» To do: Reproduce the listing below in full and without alteration, apart from its pictures.

• • • • •

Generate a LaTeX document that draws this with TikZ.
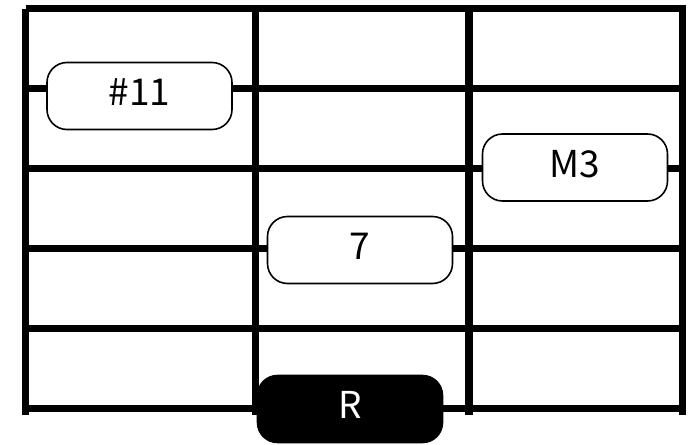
\documentclass[tikz,border=0pt]{standalone}
\usepackage{fontspec}
\setmainfont{Noto Sans CJK JP}
\begin{document}
\begin{tikzpicture}[x=1pt,y=-1pt,
  gridline/.style={line width=7.5pt},
  tone/.style={draw=black, line width=1.6pt, rounded corners=20pt, fill=white,
    minimum width=185pt, minimum height=67pt, inner sep=0pt,
    font=\fontsize{37}{40}\selectfont, text height=27pt, text depth=8pt},
  rootnote/.style={tone, fill=black, text=white}]
\useasboundingbox (0,0) rectangle (695,444);
% strings (horizontal)
\foreach \y in {8.5,88.5,168.5,248.5,328.5,408.5}
  \draw[gridline] (26,\y) -- (686,\y);
% frets (vertical)
\foreach \x in {25.5,255.5,469,682.5}
  \draw[gridline] (\x,9) -- (\x,415);
% notes
\node[tone] (n11) at (139.5,96) {\#11};
\node[tone] (nM3) at (575,167.5) {M3};
\node[tone] (n7) at (360,250) {7};
\node[rootnote] (nR) at (350,409) {R};
\end{tikzpicture}
\end{document}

• • • • •

» Problem solution:
Generate a LaTeX document that draws this with TikZ.
\documentclass[tikz,border=0pt]{standalone}
\usepackage{fontspec}
\setmainfont{Noto Sans CJK JP}
\begin{document}
\begin{tikzpicture}[x=1pt,y=-1pt,
  gridline/.style={line width=7.5pt},
  tone/.style={draw=black, line width=1.6pt, rounded corners=20pt, fill=white,
    minimum width=185pt, minimum height=67pt, inner sep=0pt,
    font=\fontsize{37}{40}\selectfont, text height=27pt, text depth=8pt},
  rootnote/.style={tone, fill=black, text=white}]
\useasboundingbox (0,0) rectangle (695,444);
% strings (horizontal)
\foreach \y in {8.5,88.5,168.5,248.5,328.5,408.5}
  \draw[gridline] (26,\y) -- (686,\y);
% frets (vertical)
\foreach \x in {25.5,255.5,469,682.5}
  \draw[gridline] (\x,9) -- (\x,415);
% notes
\node[tone] (n11) at (139.5,96) {\#11};
\node[tone] (nM3) at (575,167.5) {M3};
\node[tone] (n7) at (360,250) {7};
\node[rootnote] (nR) at (350,409) {R};
\end{tikzpicture}
\end{document}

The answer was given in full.